Social acceptance spreads its fingers into almost everything we do. Social rejection influences emotion, cognition and even physical health. Ostracised people sometimes become aggressive and can turn to violence – most school shooters suffered from ongoing social rejection.

Human beings have a fundamental need to belong. Just as we need food and water, we also need positive and lasting relationships.

Popping two paracetamol tablets isn’t the most effective way to deal with a painful episode of rejection. Instead, the rejected should seek out healthy, positive connections with other friends and different family members. Exercise also helps.

Not all excluded people become violent; some become more sensitive to potential signs of connection, and they may tailor their behavior accordingly. They’ll pay more attention to social cues, be more likable, be more likely to conform to other people’s points of view, and be more likely to comply with other people’s requests. This is good when it leads to increased social intelligence, but not when a person loses their authentic selves just to fit in.

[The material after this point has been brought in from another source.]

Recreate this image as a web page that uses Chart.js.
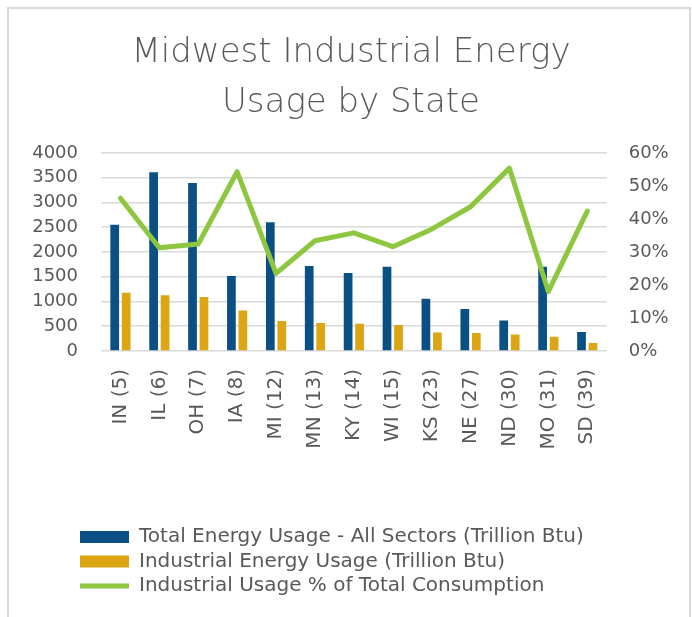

Inclusivity really does matter. Rejection is the opposite of this. In and out groups or ‘us and them’ mentalities are dangerous in the long run. Look at racism or any other form of oppression. When one group is rejected or ostracised they will eventually retaliate. The problem then is they become the new rejector. This can be a never-ending spiral of increasing hatred and violence.

Last question: When you snub or reject someone, or a whole group of people, how do you feel about doing that?